I also think that the distinction between charismatic and formal worship is to some extent a false one, perhaps akin to the (in my view) false dichotomy between introverted and extroverted personality types. The Holy Spirit is active in any worship that is whole-hearted, reverent, Christ-centred and involving body and soul. The person sitting with unbidden tears in the back pew, or with unexpectedly lifted heart as they sing a hymn, or who murmurs 'thank you' as they receive the sacrament -- those are charismatic experiences just as much as speaking in tongues or raising your arms in worship.
It's hard to get away from the 'if everyone in the church did the thing I like, everyone else would come to church' fallacy. For myself, I have to hope that reverent worship, care with and commitment to the sacraments, serious preaching and determination to grow in devotion and holiness will be enough, and that God will do the rest.

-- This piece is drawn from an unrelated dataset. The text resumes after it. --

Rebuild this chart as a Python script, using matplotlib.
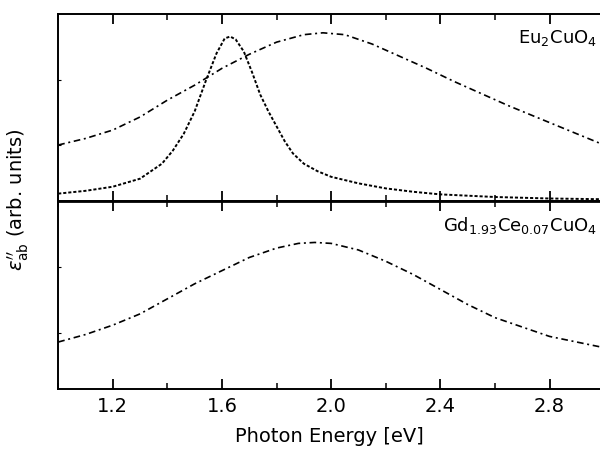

That has made me think. I went to Canterbury for Eucharist on Sunday and was so appalled at the HR-speak sermon that I very nearly got up in my pew and said something in protest. Canterbury did a disco thing too last year. I hated the whole idea. Durham had something similar going on last weekend. But you are right. Religion serves many purposes. I went to an Elim "get to know you" event. Loads of young women. All stressed that it was the social side that had brought them into the church. The comfort and solidarity of a crowd of fellow believers. None of them had heard of Maundy Thursday or the Stations of the Cross. We all need and take different things from faith. I want awe, majesty, a connection to the spiritual history of this country, not a coffee morning and some hippy dippy singing. But religion is a vast and complex thing that involves individual conscience, making sense of the infinity of the universe, building and sustaining community on earth, giving a society some moral coherence, keeping alive a cultural identity and much much more. if the Pentecostals can bring more people to God, good luck to them. I'll stick with the bells and smells and Latin chants and all the young fogey boys who are filling up Great St Barts.